En effet, comment mesurer des buts juridiques (contrôle d’une société, transmission familiale…) pour affirmer qu’ils sont prépondérants aux buts fiscaux, eux quantifiables en euros, afin d’écarter une requalification fiscale accompagnée de sanction pouvant aller jusqu’à des pénalités de 80% du montant de l’impôt évité ?

L’exposé des motifs de l’amendement vise l’optimisation des grandes entreprises, et en particulier les opérations internationales.
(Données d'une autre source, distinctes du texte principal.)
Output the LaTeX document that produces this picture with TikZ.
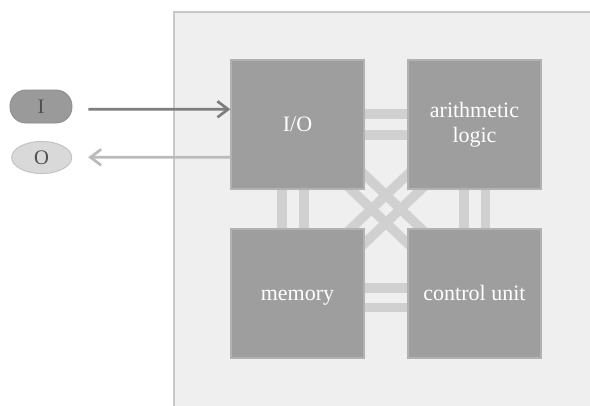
\documentclass[tikz,border=0pt]{standalone}
\usepackage{fontspec}
\setmainfont{Liberation Serif}
\usetikzlibrary{calc,arrows.meta,shapes.geometric}

\definecolor{panelfill}{HTML}{EFEFEF}
\definecolor{panelline}{HTML}{C8C8C8}
\definecolor{unitfill}{HTML}{9E9E9E}
\definecolor{unitline}{HTML}{B2B2B2}
\definecolor{busgray}{HTML}{D0D0D0}
\definecolor{ingray}{HTML}{7D7D7D}
\definecolor{outgray}{HTML}{BBBBBB}
\definecolor{portin}{HTML}{9A9A9A}
\definecolor{portout}{HTML}{D9D9D9}
\definecolor{portoutline}{HTML}{C4C4C4}
\definecolor{portlabel}{HTML}{505050}

\pgfdeclarelayer{back}
\pgfdeclarelayer{buses}
\pgfsetlayers{back,buses,main}

\tikzset{
  unit/.style={rectangle, fill=unitfill, draw=unitline, line width=1pt,
    minimum width=99.75pt, minimum height=96.75pt, inner sep=0pt,
    text=white, font=\fontsize{16.5}{19}\selectfont, align=center},
  oneline/.style={text height=11.2pt, text depth=0pt},
  bus/.style={draw=busgray, line width=7.1pt},
  inport/.style={rectangle, rounded corners=12pt, fill=portin, draw=portin!90!black,
    line width=0.6pt, minimum width=46.5pt, minimum height=24.75pt,
    text=portlabel, font=\fontsize{15.5}{18}\selectfont},
  outport/.style={ellipse, fill=portout, draw=portoutline, line width=0.8pt,
    minimum width=45pt, minimum height=24pt, inner sep=0pt,
    text=portlabel, font=\fontsize{15.5}{18}\selectfont},
  inflow/.style={draw=ingray, line width=2pt, -{Straight Barb[length=8pt,width=12pt]}},
  outflow/.style={draw=outgray, line width=2pt, -{Straight Barb[length=8pt,width=12pt]}},
}

\begin{document}
\begin{tikzpicture}[x=0.75pt, y=-0.75pt]
\useasboundingbox (0,0) rectangle (590,405);

% processor units
\node[unit, oneline] (io)  at (297.5,124.5) {I/O};
\node[unit] (alu) at (474.5,124.5) {arithmetic\\logic};
\node[unit, oneline] (mem) at (297.5,293.5) {memory};
\node[unit, oneline] (cu)  at (474.5,293.5) {control unit};

% external ports
\node[inport]  (pin)  at (41,106.5) {I};
\node[outport] (pout) at (41.7,157.5) {O};

% processor panel
\begin{pgfonlayer}{back}
  \fill[panelfill] (174,12) rectangle (592,407);
  \draw[panelline, line width=1.6pt] (174,407) -- (174,12) -- (592,12);
\end{pgfonlayer}

% double buses between the units
\begin{pgfonlayer}{buses}
  \draw[bus] ($(io.center)+(0,-10.7)$) -- ($(alu.center)+(0,-10.7)$);
  \draw[bus] ($(io.center)+(0,10.5)$)  -- ($(alu.center)+(0,10.5)$);
  \draw[bus] ($(mem.center)+(0,-5.5)$) -- ($(cu.center)+(0,-5.5)$);
  \draw[bus] ($(mem.center)+(0,14)$)   -- ($(cu.center)+(0,14)$);
  \draw[bus] ($(io.center)+(-15.5,0)$) -- ($(mem.center)+(-15.5,0)$);
  \draw[bus] ($(io.center)+(6.5,0)$)   -- ($(mem.center)+(6.5,0)$);
  \draw[bus] ($(alu.center)+(-10.5,0)$) -- ($(cu.center)+(-10.5,0)$);
  \draw[bus] ($(alu.center)+(11,0)$)    -- ($(cu.center)+(11,0)$);
  \draw[bus] ($(io.center)+(7.1,-7.1)$) -- ($(cu.center)+(7.1,-7.1)$);
  \draw[bus] ($(io.center)+(-7.1,7.1)$) -- ($(cu.center)+(-7.1,7.1)$);
  \draw[bus] ($(alu.center)+(7.1,7.1)$)   -- ($(mem.center)+(7.1,7.1)$);
  \draw[bus] ($(alu.center)+(-7.1,-7.1)$) -- ($(mem.center)+(-7.1,-7.1)$);
\end{pgfonlayer}

% input and output flows
\draw[inflow]  ($(pin.east)+(16,2.8)$) -- ($(io.west)+(0,-15.2)$);
\draw[outflow] ($(io.west)+(0,32.8)$) -- ($(pout.east)+(16,-0.2)$);
\end{tikzpicture}
\end{document}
Mais les dispositions proposées ne se limitent en rien aux opérations internationales des grandes entreprises ! Par conséquent cette définition s’appliquerait à l’ensemble des opérations ayant une incidence fiscale favorable aux PME, ou aux particuliers dans le cadre de la gestion de leur patrimoine.
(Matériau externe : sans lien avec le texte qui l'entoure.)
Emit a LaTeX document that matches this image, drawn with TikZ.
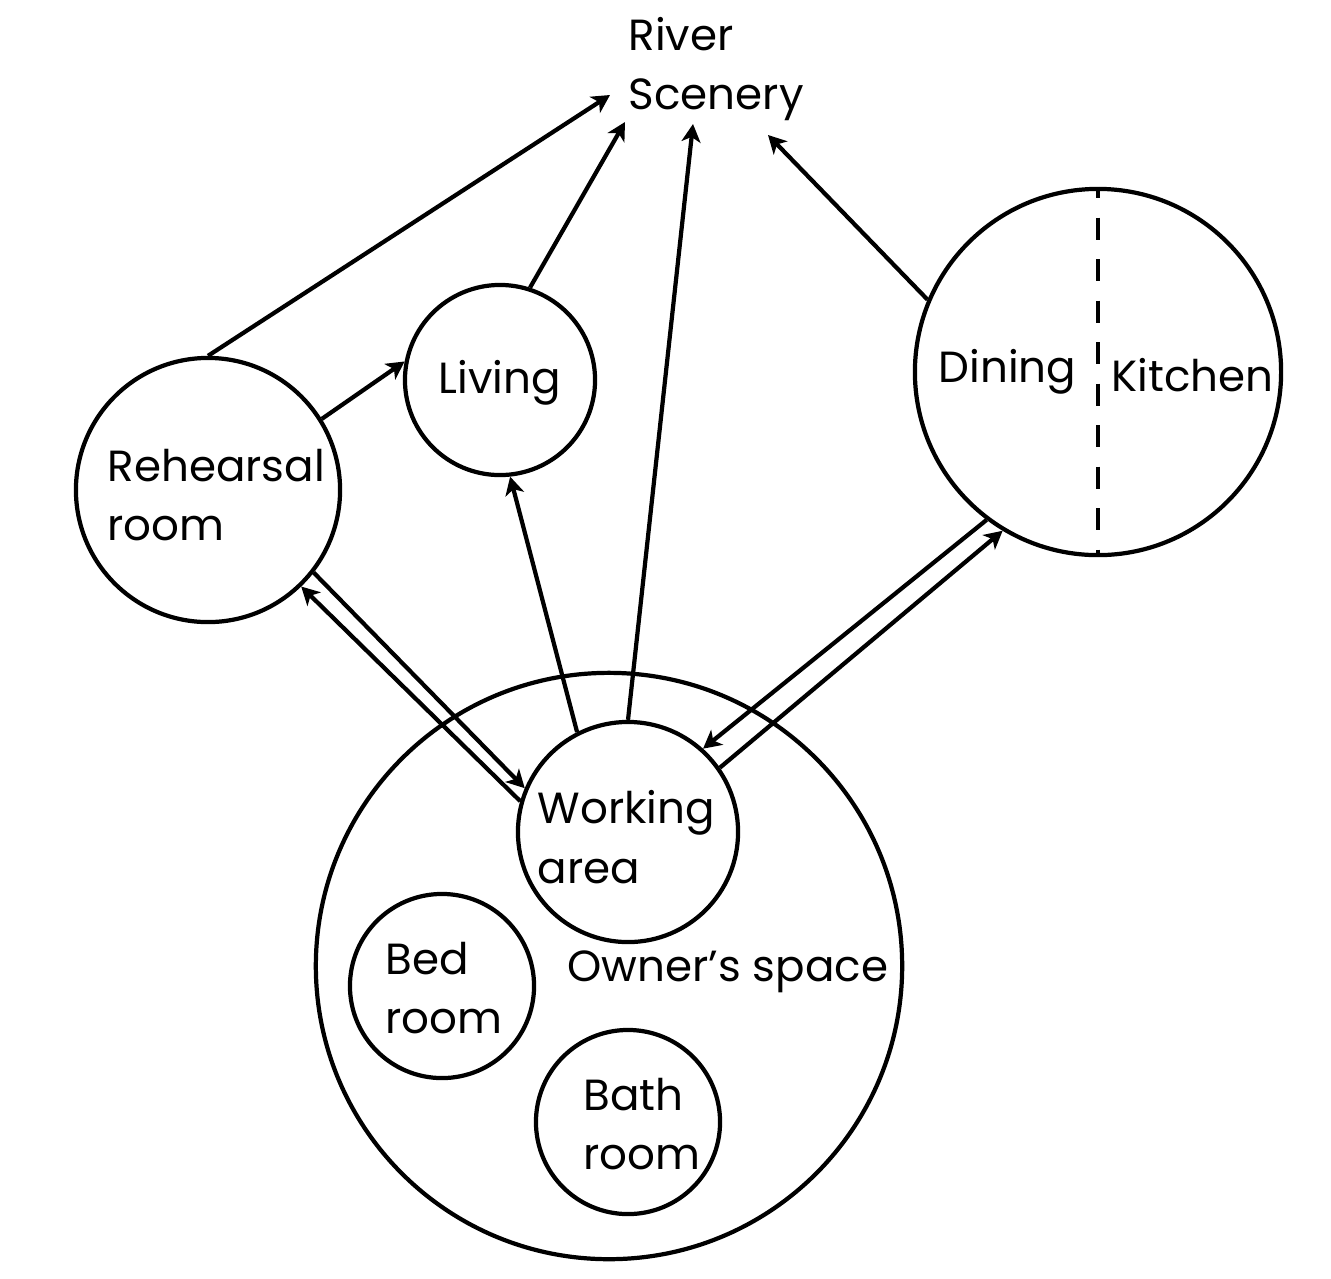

Cette disposition aurait une portée économiquement rétroactive bien que non rétroactive dans la forme. En effet, le texte prévoit une entrée en vigueur des « propositions de rectifications notifiées à compter du 1er janvier 2014 » soit dans le délai de reprise des impositions concernées. Par conséquent, des actes réalisés avant le 1er janvier 2014, et notamment avant le vote de cette disposition, dont la décision a été prise au regard de la définition actuelle de l’abus de droit, risquent d’être requalifiés selon la nouvelle définition.

Mis à part les effets de communication insignifiants au sujet de la compétitivité ou de la simplification, pour lesquels aucune mesure digne de ce nom n’est prise, la route vers la servitude se prolonge et son rythme devient celui d’une autoroute.